====== MATERIAL FOR THE TASK ======
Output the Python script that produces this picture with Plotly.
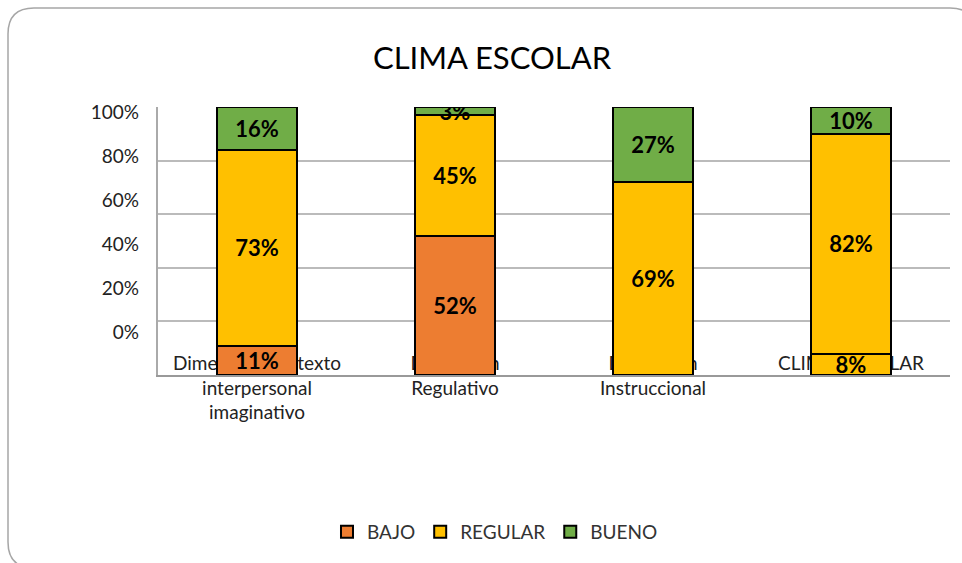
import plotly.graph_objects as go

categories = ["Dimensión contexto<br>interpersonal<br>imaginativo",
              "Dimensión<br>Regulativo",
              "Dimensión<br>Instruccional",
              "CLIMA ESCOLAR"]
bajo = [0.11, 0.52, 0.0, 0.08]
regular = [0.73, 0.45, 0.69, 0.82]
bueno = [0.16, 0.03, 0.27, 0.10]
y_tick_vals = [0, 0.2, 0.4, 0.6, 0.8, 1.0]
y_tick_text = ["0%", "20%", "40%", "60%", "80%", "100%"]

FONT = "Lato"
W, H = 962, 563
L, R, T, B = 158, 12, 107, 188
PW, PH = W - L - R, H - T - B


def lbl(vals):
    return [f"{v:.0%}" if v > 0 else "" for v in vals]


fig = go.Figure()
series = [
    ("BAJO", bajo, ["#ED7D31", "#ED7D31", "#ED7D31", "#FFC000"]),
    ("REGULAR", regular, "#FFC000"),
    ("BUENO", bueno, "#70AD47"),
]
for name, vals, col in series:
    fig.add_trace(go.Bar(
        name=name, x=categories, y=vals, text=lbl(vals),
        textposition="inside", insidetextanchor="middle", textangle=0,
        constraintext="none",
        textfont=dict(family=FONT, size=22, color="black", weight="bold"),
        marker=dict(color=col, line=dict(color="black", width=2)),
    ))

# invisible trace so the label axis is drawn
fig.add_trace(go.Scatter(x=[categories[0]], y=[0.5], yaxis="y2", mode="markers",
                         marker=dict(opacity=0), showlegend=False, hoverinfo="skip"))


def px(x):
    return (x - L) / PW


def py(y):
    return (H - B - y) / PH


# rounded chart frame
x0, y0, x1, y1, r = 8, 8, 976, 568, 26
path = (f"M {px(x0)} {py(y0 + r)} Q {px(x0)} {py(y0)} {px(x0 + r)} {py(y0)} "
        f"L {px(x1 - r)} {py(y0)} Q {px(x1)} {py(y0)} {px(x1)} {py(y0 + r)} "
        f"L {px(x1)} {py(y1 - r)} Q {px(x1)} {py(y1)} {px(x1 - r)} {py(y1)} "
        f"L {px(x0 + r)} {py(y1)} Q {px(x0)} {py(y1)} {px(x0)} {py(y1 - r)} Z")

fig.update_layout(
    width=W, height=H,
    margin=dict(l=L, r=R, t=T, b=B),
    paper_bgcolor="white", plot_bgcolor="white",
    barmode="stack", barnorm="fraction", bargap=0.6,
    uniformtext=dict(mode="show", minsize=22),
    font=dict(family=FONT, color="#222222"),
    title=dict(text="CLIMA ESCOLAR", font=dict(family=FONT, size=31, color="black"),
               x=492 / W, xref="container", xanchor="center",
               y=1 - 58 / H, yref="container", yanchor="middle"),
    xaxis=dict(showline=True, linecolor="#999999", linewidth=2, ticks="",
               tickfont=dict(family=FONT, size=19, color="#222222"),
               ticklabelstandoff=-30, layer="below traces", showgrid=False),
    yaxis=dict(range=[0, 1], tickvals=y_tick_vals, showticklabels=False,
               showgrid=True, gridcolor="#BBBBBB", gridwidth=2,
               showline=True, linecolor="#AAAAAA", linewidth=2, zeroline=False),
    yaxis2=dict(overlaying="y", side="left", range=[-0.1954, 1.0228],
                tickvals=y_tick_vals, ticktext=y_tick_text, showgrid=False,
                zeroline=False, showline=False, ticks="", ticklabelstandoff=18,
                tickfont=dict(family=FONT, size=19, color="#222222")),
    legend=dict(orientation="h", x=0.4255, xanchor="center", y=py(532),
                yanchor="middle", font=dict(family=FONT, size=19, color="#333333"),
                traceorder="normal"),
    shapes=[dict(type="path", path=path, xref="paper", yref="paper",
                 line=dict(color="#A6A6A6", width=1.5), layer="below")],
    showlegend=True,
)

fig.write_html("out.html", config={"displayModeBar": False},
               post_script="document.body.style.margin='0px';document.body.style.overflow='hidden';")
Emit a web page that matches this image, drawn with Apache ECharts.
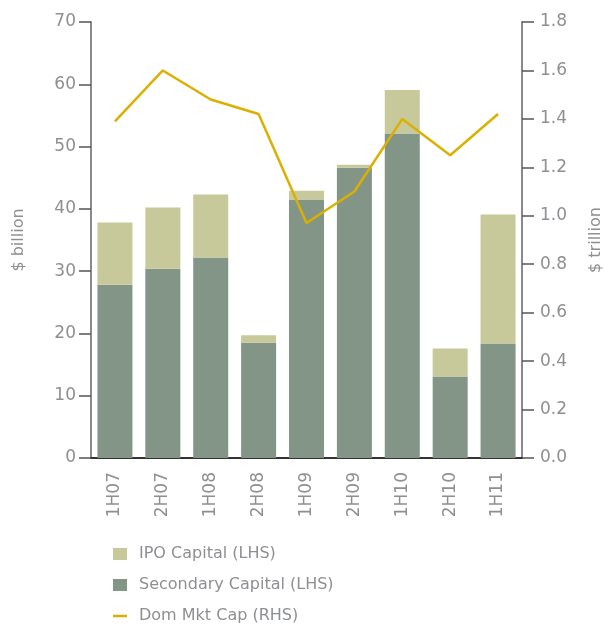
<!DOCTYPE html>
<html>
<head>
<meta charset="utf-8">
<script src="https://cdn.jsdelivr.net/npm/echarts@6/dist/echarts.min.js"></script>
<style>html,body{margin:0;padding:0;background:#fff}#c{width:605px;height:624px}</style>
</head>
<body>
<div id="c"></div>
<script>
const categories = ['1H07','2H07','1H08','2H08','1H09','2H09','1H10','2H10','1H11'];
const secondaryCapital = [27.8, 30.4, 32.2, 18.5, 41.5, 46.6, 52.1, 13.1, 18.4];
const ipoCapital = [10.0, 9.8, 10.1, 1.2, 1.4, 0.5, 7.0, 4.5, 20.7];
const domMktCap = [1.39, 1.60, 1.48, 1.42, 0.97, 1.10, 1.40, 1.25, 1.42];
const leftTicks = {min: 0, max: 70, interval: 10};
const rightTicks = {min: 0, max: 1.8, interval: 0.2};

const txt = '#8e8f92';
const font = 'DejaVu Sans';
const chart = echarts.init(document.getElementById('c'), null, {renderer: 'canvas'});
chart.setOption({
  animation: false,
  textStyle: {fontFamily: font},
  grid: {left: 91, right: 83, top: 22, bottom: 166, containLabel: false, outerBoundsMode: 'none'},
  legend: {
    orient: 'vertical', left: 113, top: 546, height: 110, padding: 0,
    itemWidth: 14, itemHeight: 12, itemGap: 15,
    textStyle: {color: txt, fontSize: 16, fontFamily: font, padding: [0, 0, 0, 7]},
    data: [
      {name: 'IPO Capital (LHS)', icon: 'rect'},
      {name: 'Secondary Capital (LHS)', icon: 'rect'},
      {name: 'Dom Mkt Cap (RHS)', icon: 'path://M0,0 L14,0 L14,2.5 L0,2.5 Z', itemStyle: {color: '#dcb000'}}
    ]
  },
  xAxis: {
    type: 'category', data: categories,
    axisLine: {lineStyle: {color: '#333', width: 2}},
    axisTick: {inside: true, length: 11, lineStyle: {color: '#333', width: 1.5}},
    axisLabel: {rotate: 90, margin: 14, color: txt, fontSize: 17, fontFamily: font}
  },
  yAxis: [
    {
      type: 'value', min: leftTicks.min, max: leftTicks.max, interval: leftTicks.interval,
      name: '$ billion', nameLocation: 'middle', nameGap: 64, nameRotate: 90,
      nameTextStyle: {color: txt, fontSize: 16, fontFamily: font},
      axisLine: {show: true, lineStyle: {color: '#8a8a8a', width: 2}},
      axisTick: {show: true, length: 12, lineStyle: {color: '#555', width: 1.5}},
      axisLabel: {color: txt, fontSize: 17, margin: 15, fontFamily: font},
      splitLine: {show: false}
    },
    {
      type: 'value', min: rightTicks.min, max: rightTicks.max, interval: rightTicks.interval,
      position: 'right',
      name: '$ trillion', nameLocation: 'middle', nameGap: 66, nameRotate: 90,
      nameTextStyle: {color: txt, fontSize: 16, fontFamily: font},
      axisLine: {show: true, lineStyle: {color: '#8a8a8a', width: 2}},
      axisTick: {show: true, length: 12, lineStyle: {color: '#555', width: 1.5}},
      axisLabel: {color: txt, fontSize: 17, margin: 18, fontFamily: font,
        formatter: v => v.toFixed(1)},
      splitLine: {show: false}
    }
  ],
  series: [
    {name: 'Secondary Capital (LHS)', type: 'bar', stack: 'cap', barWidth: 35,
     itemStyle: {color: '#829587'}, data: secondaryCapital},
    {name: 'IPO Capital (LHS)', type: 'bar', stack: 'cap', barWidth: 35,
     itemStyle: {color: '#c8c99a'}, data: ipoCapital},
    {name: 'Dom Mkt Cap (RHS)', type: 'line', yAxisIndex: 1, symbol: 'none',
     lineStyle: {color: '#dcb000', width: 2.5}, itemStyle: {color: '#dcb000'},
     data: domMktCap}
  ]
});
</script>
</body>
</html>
======
* [WHAT YOU WILL DO]: Nothing in the entries above should change when they are printed again, except that the pictures are dropped.

* [EXERCISE ANSWER]:
Output the Python script that produces this picture with Plotly.
import plotly.graph_objects as go

categories = ["Dimensión contexto<br>interpersonal<br>imaginativo",
              "Dimensión<br>Regulativo",
              "Dimensión<br>Instruccional",
              "CLIMA ESCOLAR"]
bajo = [0.11, 0.52, 0.0, 0.08]
regular = [0.73, 0.45, 0.69, 0.82]
bueno = [0.16, 0.03, 0.27, 0.10]
y_tick_vals = [0, 0.2, 0.4, 0.6, 0.8, 1.0]
y_tick_text = ["0%", "20%", "40%", "60%", "80%", "100%"]

FONT = "Lato"
W, H = 962, 563
L, R, T, B = 158, 12, 107, 188
PW, PH = W - L - R, H - T - B


def lbl(vals):
    return [f"{v:.0%}" if v > 0 else "" for v in vals]


fig = go.Figure()
series = [
    ("BAJO", bajo, ["#ED7D31", "#ED7D31", "#ED7D31", "#FFC000"]),
    ("REGULAR", regular, "#FFC000"),
    ("BUENO", bueno, "#70AD47"),
]
for name, vals, col in series:
    fig.add_trace(go.Bar(
        name=name, x=categories, y=vals, text=lbl(vals),
        textposition="inside", insidetextanchor="middle", textangle=0,
        constraintext="none",
        textfont=dict(family=FONT, size=22, color="black", weight="bold"),
        marker=dict(color=col, line=dict(color="black", width=2)),
    ))

# invisible trace so the label axis is drawn
fig.add_trace(go.Scatter(x=[categories[0]], y=[0.5], yaxis="y2", mode="markers",
                         marker=dict(opacity=0), showlegend=False, hoverinfo="skip"))


def px(x):
    return (x - L) / PW


def py(y):
    return (H - B - y) / PH


# rounded chart frame
x0, y0, x1, y1, r = 8, 8, 976, 568, 26
path = (f"M {px(x0)} {py(y0 + r)} Q {px(x0)} {py(y0)} {px(x0 + r)} {py(y0)} "
        f"L {px(x1 - r)} {py(y0)} Q {px(x1)} {py(y0)} {px(x1)} {py(y0 + r)} "
        f"L {px(x1)} {py(y1 - r)} Q {px(x1)} {py(y1)} {px(x1 - r)} {py(y1)} "
        f"L {px(x0 + r)} {py(y1)} Q {px(x0)} {py(y1)} {px(x0)} {py(y1 - r)} Z")

fig.update_layout(
    width=W, height=H,
    margin=dict(l=L, r=R, t=T, b=B),
    paper_bgcolor="white", plot_bgcolor="white",
    barmode="stack", barnorm="fraction", bargap=0.6,
    uniformtext=dict(mode="show", minsize=22),
    font=dict(family=FONT, color="#222222"),
    title=dict(text="CLIMA ESCOLAR", font=dict(family=FONT, size=31, color="black"),
               x=492 / W, xref="container", xanchor="center",
               y=1 - 58 / H, yref="container", yanchor="middle"),
    xaxis=dict(showline=True, linecolor="#999999", linewidth=2, ticks="",
               tickfont=dict(family=FONT, size=19, color="#222222"),
               ticklabelstandoff=-30, layer="below traces", showgrid=False),
    yaxis=dict(range=[0, 1], tickvals=y_tick_vals, showticklabels=False,
               showgrid=True, gridcolor="#BBBBBB", gridwidth=2,
               showline=True, linecolor="#AAAAAA", linewidth=2, zeroline=False),
    yaxis2=dict(overlaying="y", side="left", range=[-0.1954, 1.0228],
                tickvals=y_tick_vals, ticktext=y_tick_text, showgrid=False,
                zeroline=False, showline=False, ticks="", ticklabelstandoff=18,
                tickfont=dict(family=FONT, size=19, color="#222222")),
    legend=dict(orientation="h", x=0.4255, xanchor="center", y=py(532),
                yanchor="middle", font=dict(family=FONT, size=19, color="#333333"),
                traceorder="normal"),
    shapes=[dict(type="path", path=path, xref="paper", yref="paper",
                 line=dict(color="#A6A6A6", width=1.5), layer="below")],
    showlegend=True,
)

fig.write_html("out.html", config={"displayModeBar": False},
               post_script="document.body.style.margin='0px';document.body.style.overflow='hidden';")
Emit a web page that matches this image, drawn with Apache ECharts.
<!DOCTYPE html>
<html>
<head>
<meta charset="utf-8">
<script src="https://cdn.jsdelivr.net/npm/echarts@6/dist/echarts.min.js"></script>
<style>html,body{margin:0;padding:0;background:#fff}#c{width:605px;height:624px}</style>
</head>
<body>
<div id="c"></div>
<script>
const categories = ['1H07','2H07','1H08','2H08','1H09','2H09','1H10','2H10','1H11'];
const secondaryCapital = [27.8, 30.4, 32.2, 18.5, 41.5, 46.6, 52.1, 13.1, 18.4];
const ipoCapital = [10.0, 9.8, 10.1, 1.2, 1.4, 0.5, 7.0, 4.5, 20.7];
const domMktCap = [1.39, 1.60, 1.48, 1.42, 0.97, 1.10, 1.40, 1.25, 1.42];
const leftTicks = {min: 0, max: 70, interval: 10};
const rightTicks = {min: 0, max: 1.8, interval: 0.2};

const txt = '#8e8f92';
const font = 'DejaVu Sans';
const chart = echarts.init(document.getElementById('c'), null, {renderer: 'canvas'});
chart.setOption({
  animation: false,
  textStyle: {fontFamily: font},
  grid: {left: 91, right: 83, top: 22, bottom: 166, containLabel: false, outerBoundsMode: 'none'},
  legend: {
    orient: 'vertical', left: 113, top: 546, height: 110, padding: 0,
    itemWidth: 14, itemHeight: 12, itemGap: 15,
    textStyle: {color: txt, fontSize: 16, fontFamily: font, padding: [0, 0, 0, 7]},
    data: [
      {name: 'IPO Capital (LHS)', icon: 'rect'},
      {name: 'Secondary Capital (LHS)', icon: 'rect'},
      {name: 'Dom Mkt Cap (RHS)', icon: 'path://M0,0 L14,0 L14,2.5 L0,2.5 Z', itemStyle: {color: '#dcb000'}}
    ]
  },
  xAxis: {
    type: 'category', data: categories,
    axisLine: {lineStyle: {color: '#333', width: 2}},
    axisTick: {inside: true, length: 11, lineStyle: {color: '#333', width: 1.5}},
    axisLabel: {rotate: 90, margin: 14, color: txt, fontSize: 17, fontFamily: font}
  },
  yAxis: [
    {
      type: 'value', min: leftTicks.min, max: leftTicks.max, interval: leftTicks.interval,
      name: '$ billion', nameLocation: 'middle', nameGap: 64, nameRotate: 90,
      nameTextStyle: {color: txt, fontSize: 16, fontFamily: font},
      axisLine: {show: true, lineStyle: {color: '#8a8a8a', width: 2}},
      axisTick: {show: true, length: 12, lineStyle: {color: '#555', width: 1.5}},
      axisLabel: {color: txt, fontSize: 17, margin: 15, fontFamily: font},
      splitLine: {show: false}
    },
    {
      type: 'value', min: rightTicks.min, max: rightTicks.max, interval: rightTicks.interval,
      position: 'right',
      name: '$ trillion', nameLocation: 'middle', nameGap: 66, nameRotate: 90,
      nameTextStyle: {color: txt, fontSize: 16, fontFamily: font},
      axisLine: {show: true, lineStyle: {color: '#8a8a8a', width: 2}},
      axisTick: {show: true, length: 12, lineStyle: {color: '#555', width: 1.5}},
      axisLabel: {color: txt, fontSize: 17, margin: 18, fontFamily: font,
        formatter: v => v.toFixed(1)},
      splitLine: {show: false}
    }
  ],
  series: [
    {name: 'Secondary Capital (LHS)', type: 'bar', stack: 'cap', barWidth: 35,
     itemStyle: {color: '#829587'}, data: secondaryCapital},
    {name: 'IPO Capital (LHS)', type: 'bar', stack: 'cap', barWidth: 35,
     itemStyle: {color: '#c8c99a'}, data: ipoCapital},
    {name: 'Dom Mkt Cap (RHS)', type: 'line', yAxisIndex: 1, symbol: 'none',
     lineStyle: {color: '#dcb000', width: 2.5}, itemStyle: {color: '#dcb000'},
     data: domMktCap}
  ]
});
</script>
</body>
</html>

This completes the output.